==== RECORD EXCERPTS ====

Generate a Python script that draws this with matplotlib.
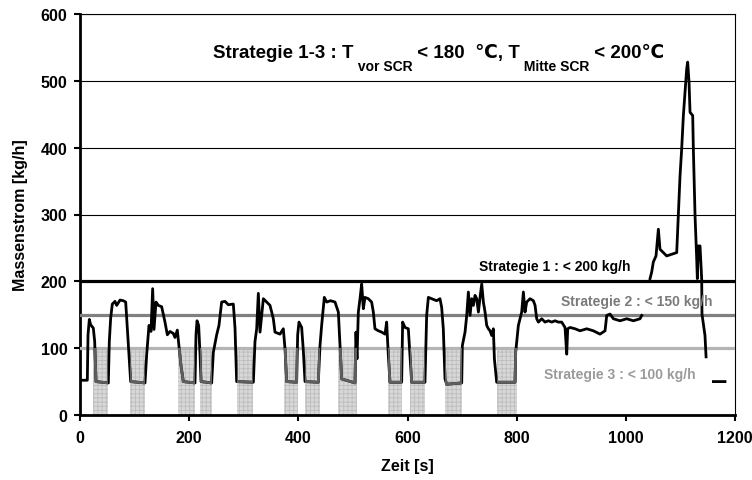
import numpy as np
import matplotlib
matplotlib.use("Agg")
import matplotlib.pyplot as plt
from matplotlib.patches import Rectangle

# ---------------- data ----------------
time_s = [0, 13.4, 14.7, 17.1, 19.5, 24.4, 26.9, 29.3, 51.9, 53.7, 56.2, 59.2, 64.1, 67.2, 73.3,
          79.4, 83.7, 86.7, 89.8, 92.8, 119.1, 122.1, 126.4, 130.1, 133.1, 135.6, 139.2, 143.5,
          149.6, 155.7, 160.0, 164.9, 171.0, 174.0, 178.3, 182.0, 185.0, 189.3, 210.7, 212.5,
          214.4, 217.4, 219.9, 221.7, 241.2, 244.3, 250.4, 254.6, 259.5, 265.6, 271.7, 280.9,
          284.0, 287.0, 317.6, 320.6, 323.7, 326.7, 329.8, 335.9, 342.0, 348.1, 354.2, 357.2,
          366.4, 372.5, 375.6, 378.6, 396.9, 398.8, 401.2, 406.1, 409.2, 412.2, 436.6, 439.7,
          442.7, 447.6, 451.9, 459.0, 467.2, 473.3, 476.3, 479.4, 503.8, 505.6, 507.5, 509.9,
          513.0, 516.0, 519.1, 522.1, 528.2, 534.3, 537.4, 540.4, 546.6, 552.7, 558.8, 561.8,
          564.9, 567.9, 589.3, 591.1, 595.4, 601.5, 604.6, 607.6, 632.0, 635.1, 638.2, 644.3,
          653.4, 659.5, 662.6, 665.6, 668.7, 671.7, 699.3, 700.5, 705.4, 708.5, 711.5, 714.6,
          717.6, 720.7, 723.7, 726.8, 729.9, 732.9, 736.0, 739.0, 742.1, 745.1, 748.2, 751.2,
          754.3, 757.3, 759.2, 761.6, 763.4, 797.0, 798.2, 803.1, 809.2, 812.3, 815.3, 818.4,
          824.5, 830.6, 833.7, 836.7, 839.8, 845.9, 852.0, 858.1, 864.2, 870.3, 876.4, 882.5,
          888.6, 891.7, 893.5, 897.8, 907.0, 916.1, 928.3, 940.5, 952.7, 961.9, 965.0, 971.1,
          977.2, 989.4, 1001.6, 1013.8, 1026.0, 1029.1, 1036.0, 1044.3, 1047.4, 1050.4, 1055.3,
          1059.6, 1062.6, 1074.8, 1093.2, 1096.2, 1099.3, 1102.3, 1105.4, 1108.4, 1111.5,
          1113.3, 1115.8, 1117.6, 1122.5, 1123.7, 1126.8, 1129.8, 1131.0, 1132.9, 1135.9,
          1139.0, 1139.5, 1145.0, 1147.0, 1153.0, 1160.4, 1181.7]

mass_flow = [52, 52, 120, 143, 135, 130, 110, 50, 48, 110, 145, 166, 170, 164, 172,
             171, 169, 130, 90, 50, 48, 90, 134, 125, 189, 128, 169, 164,
             162, 139, 120, 125, 122, 116, 127, 97, 74, 50, 48, 120,
             141, 134, 90, 50, 48, 94, 120, 134, 169, 170, 165, 166,
             130, 50, 49, 110, 129, 182, 124, 174, 169, 164, 144, 124,
             121, 129, 99, 50, 49, 120, 139, 131, 96, 50, 49, 104,
             134, 176, 169, 171, 169, 154, 104, 54, 48, 124, 84, 154,
             174, 196, 159, 176, 174, 169, 154, 129, 126, 124, 121, 139,
             89, 49, 49, 139, 131, 129, 89, 49, 49, 149, 176, 174,
             171, 174, 161, 129, 54, 46, 48, 104, 124, 149, 184, 149,
             174, 164, 179, 174, 154, 176, 196, 169, 154, 134, 129, 126,
             119, 129, 84, 64, 49, 49, 94, 134, 154, 184, 154, 169,
             174, 171, 164, 144, 139, 144, 139, 141, 139, 141, 139, 139,
             131, 91, 129, 131, 129, 126, 129, 126, 121, 126, 149, 151,
             144, 141, 144, 141, 144, 149, np.nan, 204, 214, 229, 238,
             278, 248, 238, 243, 298, 358, 398, 448, 483, 518,
             528, 498, 453, 448, 398, 298, 234, 204, 253, 253,
             203, 151, 119, 87, np.nan, 50, 50]

# measuring intervals (shaded, below 100 kg/h)
shade_start = [24.4, 91.6, 180.2, 219.9, 287.0, 374.3, 412.2, 473.3, 564.9, 604.6, 668.7, 763.4]
shade_end = [52.0, 119.1, 210.7, 242.4, 317.6, 400.0, 439.7, 506.9, 589.3, 632.0, 699.3, 800.0]
shade_top = 100

limit_values = [200, 150, 100]
limit_colors = ["#000000", "#808080", "#b4b4b4"]
limit_labels = ["Strategie 1 : < 200 kg/h", "Strategie 2 : < 150 kg/h", "Strategie 3 : < 100 kg/h"]
label_text_colors = ["#000000", "#7a7a7a", "#9a9a9a"]
label_x = [870, 1020, 989]
label_y = [217, 165, 55]

x_ticks = [0, 200, 400, 600, 800, 1000, 1200]
y_ticks = [0, 100, 200, 300, 400, 500, 600]

FONT = ["Liberation Sans", "DejaVu Sans"]
plt.rcParams["font.family"] = FONT
plt.rcParams["hatch.linewidth"] = 0.6

# ---------------- figure ----------------
fig = plt.figure(figsize=(7.52, 4.81), dpi=100)
ax = fig.add_axes([80 / 752, 1 - 416 / 481, 655 / 752, 401 / 481])
ax.set_xlim(x_ticks[0], x_ticks[-1])
ax.set_ylim(y_ticks[0], y_ticks[-1])

ax.set_xticks(x_ticks)
ax.set_yticks(y_ticks)
ax.yaxis.grid(True, color="black", lw=0.8)
ax.set_axisbelow(True)

# shaded intervals
patches = []
for s, e in zip(shade_start, shade_end):
    r = Rectangle((s, 0), e - s, shade_top, facecolor="#d8d8d8", edgecolor="#bdbdbd",
                  hatch="++++", lw=0, zorder=1.5)
    ax.add_patch(r)
    patches.append(r)

# limit lines
for v, c in zip(limit_values, limit_colors):
    ax.axhline(v, color=c, lw=2.3, zorder=3)

# curve
ax.plot(time_s, mass_flow, color="black", lw=2.0, zorder=4, solid_joinstyle="round")
for r in patches:
    ln, = ax.plot(time_s, mass_flow, color="#5e5e5e", lw=2.0, zorder=5)
    ln.set_clip_path(r)

# labels of the strategies
for txt, x, y, c in zip(limit_labels, label_x, label_y, label_text_colors):
    ax.text(x, y, txt, ha="center", va="baseline", fontsize=10, fontweight="bold",
            color=c, zorder=6)

# title with subscripts
big, small = 13.5, 10
t1 = ax.text(243.7, 530, "Strategie 1-3 : T", fontsize=big, fontweight="bold",
             ha="left", va="bottom", zorder=6)
pieces = [(" vor SCR", small, -8.5), (" < 180  \u2103, T", big, 0),
          (" Mitte SCR", small, -8.5), (" < 200\u2103", big, 0)]
prev = t1
for txt, fs, dy in pieces:
    a = ax.annotate(txt, xy=(1, 0), xycoords=(prev, t1), xytext=(0, dy),
                    textcoords="offset points", fontsize=fs, fontweight="bold",
                    ha="left", va="bottom", zorder=6)
    prev = a

# axes styling
for side in ["left", "bottom"]:
    ax.spines[side].set_linewidth(2.0)
for side in ["top", "right"]:
    ax.spines[side].set_linewidth(0.8)
ax.tick_params(axis="both", direction="out", length=4, width=1.5, labelsize=11.5)
ax.tick_params(axis="y", pad=5)
ax.tick_params(axis="x", pad=6.5)
for lab in ax.get_xticklabels() + ax.get_yticklabels():
    lab.set_fontweight("bold")

ax.set_xlabel("Zeit [s]", fontsize=11.5, fontweight="bold", labelpad=10)
ax.set_ylabel("Massenstrom [kg/h]", fontsize=11.5, fontweight="bold", labelpad=9)

fig.savefig("out.png", dpi=100)
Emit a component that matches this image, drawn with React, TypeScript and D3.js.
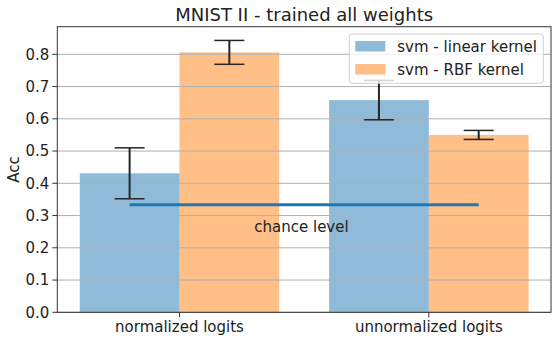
import * as d3 from "d3";

const categories = ["normalized logits", "unnormalized logits"];
const seriesNames = ["svm - linear kernel", "svm - RBF kernel"];
const linearAcc = [0.431, 0.658];
const linearErr = [0.079, 0.061];
const rbfAcc = [0.806, 0.55];
const rbfErr = [0.037, 0.014];
const yTicks = [0, 0.1, 0.2, 0.3, 0.4, 0.5, 0.6, 0.7, 0.8];
const chanceLevel = 1 / 3;

const W = 558;
const H = 341;
const m = { left: 57.3, right: 7, top: 26.7, bottom: 28.7 };
const colors = ["#1f77b4", "#ff7f0e"];
const font = "DejaVu Sans, sans-serif";

export default function App() {
  const x = d3.scaleLinear().domain([-0.49, 1.49]).range([m.left, W - m.right]);
  const y = d3.scaleLinear().domain([0, 0.8856]).range([H - m.bottom, m.top]);
  const bw = 0.4;

  const series = [
    { vals: linearAcc, errs: linearErr, off: -bw / 2 },
    { vals: rbfAcc, errs: rbfErr, off: bw / 2 },
  ];

  return (
    <svg
      width={W}
      height={H}
      style={{ position: "absolute", left: 0, top: 0, fontFamily: font }}
    >
      <rect width={W} height={H} fill="white" />
      {series.map((s, si) =>
        s.vals.map((v, i) => (
          <rect
            key={`b${si}-${i}`}
            x={x(i + s.off - bw / 2)}
            width={x(bw) - x(0)}
            y={y(v)}
            height={y(0) - y(v)}
            fill={colors[si]}
            fillOpacity={0.5}
          />
        ))
      )}
      {yTicks.map((t) => (
        <g key={t}>
          <line x1={m.left} x2={W - m.right} y1={y(t)} y2={y(t)} stroke="#b0b0b0" strokeWidth={1} />
          <line x1={m.left - 5} x2={m.left} y1={y(t)} y2={y(t)} stroke="#333" strokeWidth={1} />
          <text x={m.left - 8} y={y(t)} dy="0.36em" textAnchor="end" fontSize={15} fill="#222">
            {t.toFixed(1)}
          </text>
        </g>
      ))}
      {series.map((s, si) =>
        s.vals.map((v, i) => {
          const cx = x(i + s.off);
          return (
            <g key={`e${si}-${i}`} stroke="#262626" strokeWidth={2}>
              <line x1={cx} x2={cx} y1={y(v - s.errs[i])} y2={y(v + s.errs[i])} />
              <line x1={cx - 15} x2={cx + 15} y1={y(v - s.errs[i])} y2={y(v - s.errs[i])} strokeWidth={1.5} />
              <line x1={cx - 15} x2={cx + 15} y1={y(v + s.errs[i])} y2={y(v + s.errs[i])} strokeWidth={1.5} />
            </g>
          );
        })
      )}
      <line
        x1={x(-0.2)}
        x2={x(1.2)}
        y1={y(chanceLevel)}
        y2={y(chanceLevel)}
        stroke={colors[0]}
        strokeWidth={3}
      />
      <text x={x(0.3)} y={y(0.25)} fontSize={15} fill="#222">
        chance level
      </text>
      <rect
        x={m.left}
        y={m.top}
        width={W - m.right - m.left}
        height={H - m.bottom - m.top}
        fill="none"
        stroke="#333"
        strokeWidth={1}
      />
      {categories.map((c, i) => (
        <g key={c}>
          <line x1={x(i)} x2={x(i)} y1={H - m.bottom} y2={H - m.bottom + 5} stroke="#333" />
          <text x={x(i)} y={H - m.bottom + 20} textAnchor="middle" fontSize={15} fill="#222">
            {c}
          </text>
        </g>
      ))}
      <text
        transform={`translate(19,${(m.top + H - m.bottom) / 2}) rotate(-90)`}
        textAnchor="middle"
        fontSize={15}
        fill="#222"
      >
        Acc
      </text>
      <text x={(m.left + W - m.right) / 2} y={21} textAnchor="middle" fontSize={18} fill="#222">
        MNIST II - trained all weights
      </text>
      <g transform="translate(349.3,34)">
        <rect width={194} height={49.3} rx={3} fill="white" fillOpacity={0.8} stroke="#d0d0d0" />
        {seriesNames.map((n, i) => (
          <g key={n} transform={`translate(0,${i * 23})`}>
            <rect x={6} y={7} width={30} height={10.5} fill={colors[i]} fillOpacity={0.5} />
            <text x={48} y={12.3} dy="0.36em" fontSize={15} fill="#222">
              {n}
            </text>
          </g>
        ))}
      </g>
    </svg>
  );
}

====

■ EXERCISE
Return the lines exactly as they stand, from the start of the entries through the line holding "from matplotlib.patches import Rectangle"; omit the pictures.

■ ANSWER TO THE TASK
Generate a Python script that draws this with matplotlib.
import numpy as np
import matplotlib
matplotlib.use("Agg")
import matplotlib.pyplot as plt
from matplotlib.patches import Rectangle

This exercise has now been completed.